For some, the pathway to becoming ordained is a clear calling that is impossible to ignore and fulfilling to follow. For many others, the journey can take rather longer, the route being more convoluted and the calling harder to discern in the din of life experiences, hard knocks and diminished self-confidence. And so it was for Tess, but it’s a journey that has enriched and strengthened her, fortifying her resolve to become ordained.

From feisty atheist…

When Tess was young she loved to sing in choirs but looking around a cathedral one day, seeing older ladies sat apart from each other, she said to herself that if God were real, his church wouldn’t look like this. So she became a feisty atheist, relishing the arguments she had with Christians she met at university.

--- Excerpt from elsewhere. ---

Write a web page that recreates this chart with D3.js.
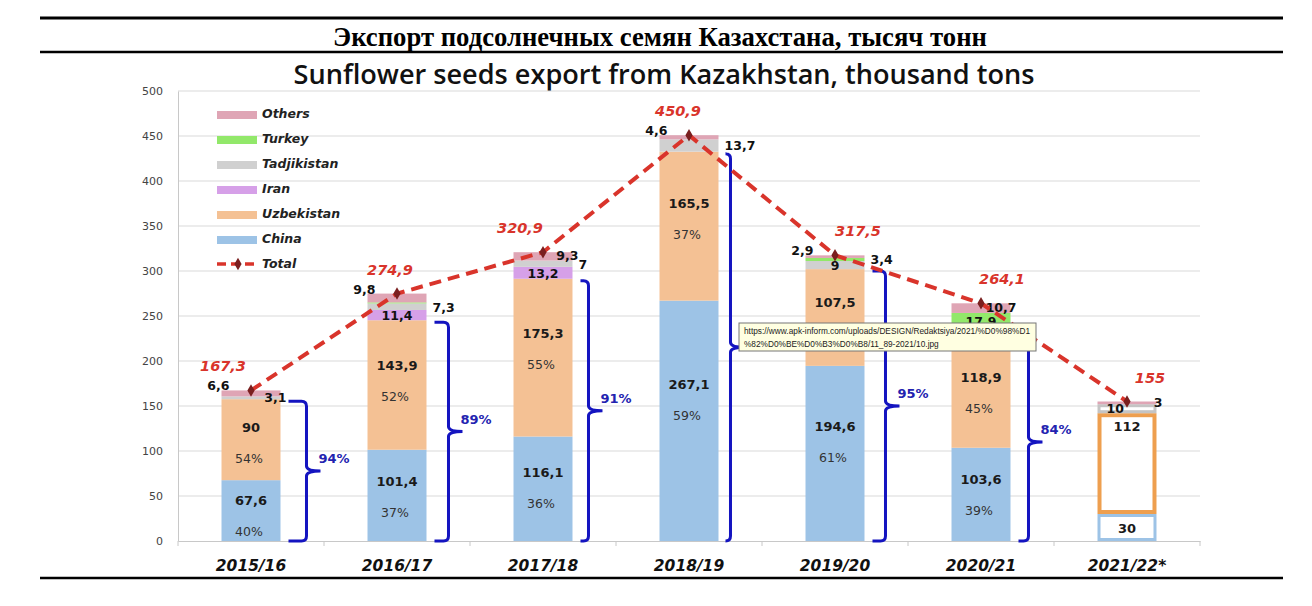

“I loved to argue, but one guy struck me as so different he stopped me in my tracks. He never got angry, instead showing concern for me when he couldn’t agree with my point of view and genuinely had something different about him.”

Wanting to know more, Tess dug deeper and, as she says, convinced herself of the truth about Christ and threw herself into the life of a charismatic, evangelic Christian – much to the amusement of her fellow students.

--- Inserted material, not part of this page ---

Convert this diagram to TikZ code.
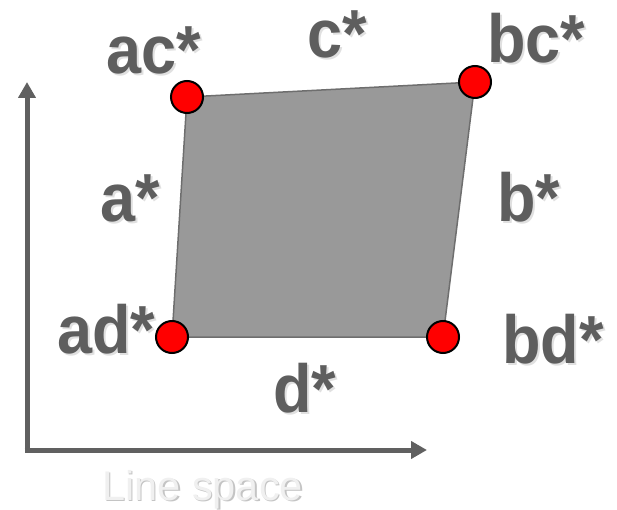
\documentclass[tikz,border=0pt]{standalone}
\usepackage{fontspec}
\usepackage{graphicx}
\setmainfont{Liberation Sans}
\usetikzlibrary{arrows.meta}
\definecolor{labelgray}{HTML}{5E5E5E}
\definecolor{shadowgray}{HTML}{E0E0E0}
\definecolor{axisgray}{HTML}{606060}
\definecolor{fillgray}{HTML}{999999}
\definecolor{edgegray}{HTML}{6E6E6E}
\definecolor{ltext}{HTML}{F0F0F0}
\definecolor{lshadow}{HTML}{C4C4C4}
\newcommand{\lbltxt}[1]{\scalebox{1}[1.08]{#1}}
\tikzset{
  lbl/.style={font=\fontsize{63}{63}\selectfont\bfseries, text=labelgray, inner sep=0pt, anchor=base west},
  lblshadow/.style={lbl, text=shadowgray},
  corner/.style={circle, fill=red, draw=black, line width=2pt, minimum size=32pt, inner sep=0pt},
  axis/.style={draw=axisgray, line width=5pt, -{Triangle[length=16pt,width=17pt]}},
  patch/.style={fill=fillgray, draw=edgegray, line width=1.5pt, line join=round}
}
\begin{document}
\begin{tikzpicture}[x=1pt,y=-1pt]
\useasboundingbox (0,0) rectangle (617,510);
% axes
\coordinate (origin) at (27,450);
\coordinate (ytip) at (27,82);
\coordinate (xtip) at (427,450);
\draw[axis] (27,452.5) -- (ytip);
\draw[axis] (24.5,450) -- (xtip);
% patch
\coordinate (pac) at (187,97);
\coordinate (pbc) at (475,82);
\coordinate (pbd) at (443,337);
\coordinate (pad) at (172,337);
\path[patch] (pac) -- (pbc) -- (pbd) -- (pad) -- cycle;
% corner dots
\node[corner] (ac) at (pac) {};
\node[corner] (bc) at (pbc) {};
\node[corner] (bd) at (pbd) {};
\node[corner] (ad) at (pad) {};
% label shadows
\node[lblshadow] (acS) at (108,76) {\lbltxt{ac*}};
\node[lblshadow] (cS) at (309,60) {\lbltxt{c*}};
\node[lblshadow] (bcS) at (489,65) {\lbltxt{bc*}};
\node[lblshadow] (aS) at (102,224) {\lbltxt{a*}};
\node[lblshadow] (bS) at (499,224) {\lbltxt{b*}};
\node[lblshadow] (adS) at (59,355) {\lbltxt{ad*}};
\node[lblshadow] (bdS) at (504,365) {\lbltxt{bd*}};
\node[lblshadow] (dS) at (275,414) {\lbltxt{d*}};
% labels
\node[lbl] (acL) at (106,74) {\lbltxt{ac*}};
\node[lbl] (cL) at (307,58) {\lbltxt{c*}};
\node[lbl] (bcL) at (487,63) {\lbltxt{bc*}};
\node[lbl] (aL) at (100,222) {\lbltxt{a*}};
\node[lbl] (bL) at (497,222) {\lbltxt{b*}};
\node[lbl] (adL) at (57,353) {\lbltxt{ad*}};
\node[lbl] (bdL) at (502,363) {\lbltxt{bd*}};
\node[lbl] (dL) at (273,412) {\lbltxt{d*}};
% axis label
\node[font=\fontsize{41.5}{41.5}\selectfont, text=lshadow, inner sep=0pt, anchor=base west] (lsS) at (103.5,501.5) {Line space};
\node[font=\fontsize{41.5}{41.5}\selectfont, text=ltext, inner sep=0pt, anchor=base west] (ls) at (102,500) {Line space};
\end{tikzpicture}
\end{document}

“I was 20, I thought I had it all figured out and delighted in the difference between what I saw as the dry husk of cathedral life to the dynamism and energy of life as an evangelical.”

…to zealous missionary

Her zeal took her to a mission in Albania. “I did things I was terrified of and recoil from now when I think of it – knocking on doors with an interpreter, haranguing people because their belief system didn’t match with mine. I wanted to fit in but ended up feeling ashamed.”

Inevitably, Tess’ faith withered and she drifted away from the church for the next 10 years. But she was still searching for something more than the worldly treasures she found her professional life as a hedge fund analyst and programmer afforded her. “I had everything that most people think they want – a satisfying job, professional kudos and lots of money. But it wasn’t enough.” There was a hole that Tess didn’t know how to fill, but had a good go at trying!

…and from spiritual searcher

She spent time on a commune on Dartmoor. “But it was so cold I had to give up! I loved their holistic, communal approach to life but I couldn’t cope with being cold.” Tess had slipped into a vague agnosticism, believing the church useless in all its forms, seeking comfort instead with friends who were pagans and wiccans, responding to the esteem in which they held women, especially after her experiences of the stronghold of men in conservative evangelic churches. Buddhism and the Advaita philosophy were explored, notably the believe that the ego is an illusion and we are all one together.

Her search, Tess believes, did achieve a level of enlightenment, helping her to grasp something about herself. She knew that she no longer wanted to shift and adapt herself to please other people, but to be accepted for who she was.  All of this coincided with a move to Wales and a time of unemployment following the pursuit of a job that transpired to be much less than promised.

“I started to encounter people from ‘emerging churches’ who were more inclusive and concerned about social action, doing Christ-like things and not the perceived ‘right’ things from a tick list. Suddenly this was different.”

…to home, a loving and well-loved child of God

Tess enrolled on an Alpha course, fighting against her innate scepticism and belief that, given it was second time around, she had all the answers except to the one question she struggled with – is it real? She spoke to a vicar and said she found it hard to pray as, intellectually, she just wasn’t feeling it. He told her to pray as if God was really listening, and so she did.

“I prayed on my own, in my room, at night and was hit with the almost audible words, “I love you.” I had the most overwhelming sense of peace and I wept. I’d never felt anything like it and it didn’t leave me – not that night, or the next day or the next month. This sense of being held and loved not only changed how I felt about myself, but how I felt about other people as well.”

Tess laughs that from being the only one in an evangelical church with arms firmly by her sides, she became the only one in a traditional rural Welsh church with her arms held high!

“Rather than trying to fix myself like I’d been doing for the past 25 years, I was fixed in an instant by God – there are still things that need to be fixed but I’m a work in progress! But the self-recrimination stopped, making space to open my heart to others. And that’s when I felt my first calling to be ordained.”

Don’t imagine that’s the end of Tess’s journey. What followed was a time of exploring a life of obedience in a Franciscan, then Benedictine Monastery before finally accepting the truth of her call to ordination. “When all there is to do is contemplate the task in hand, be that the smell of washing as it goes through the roller, the light that comes through the window as it rests on a nun across the way, the birdsong outside, it can be extremely liberating. I had to test myself, be convinced that my calling was from God and not because of any arrogance within me.”

Happily, for Cornwall, God won through and so Tess joins the other ordinands at the end of June in the cathedral, before taking her place as Curate at St Columb Major.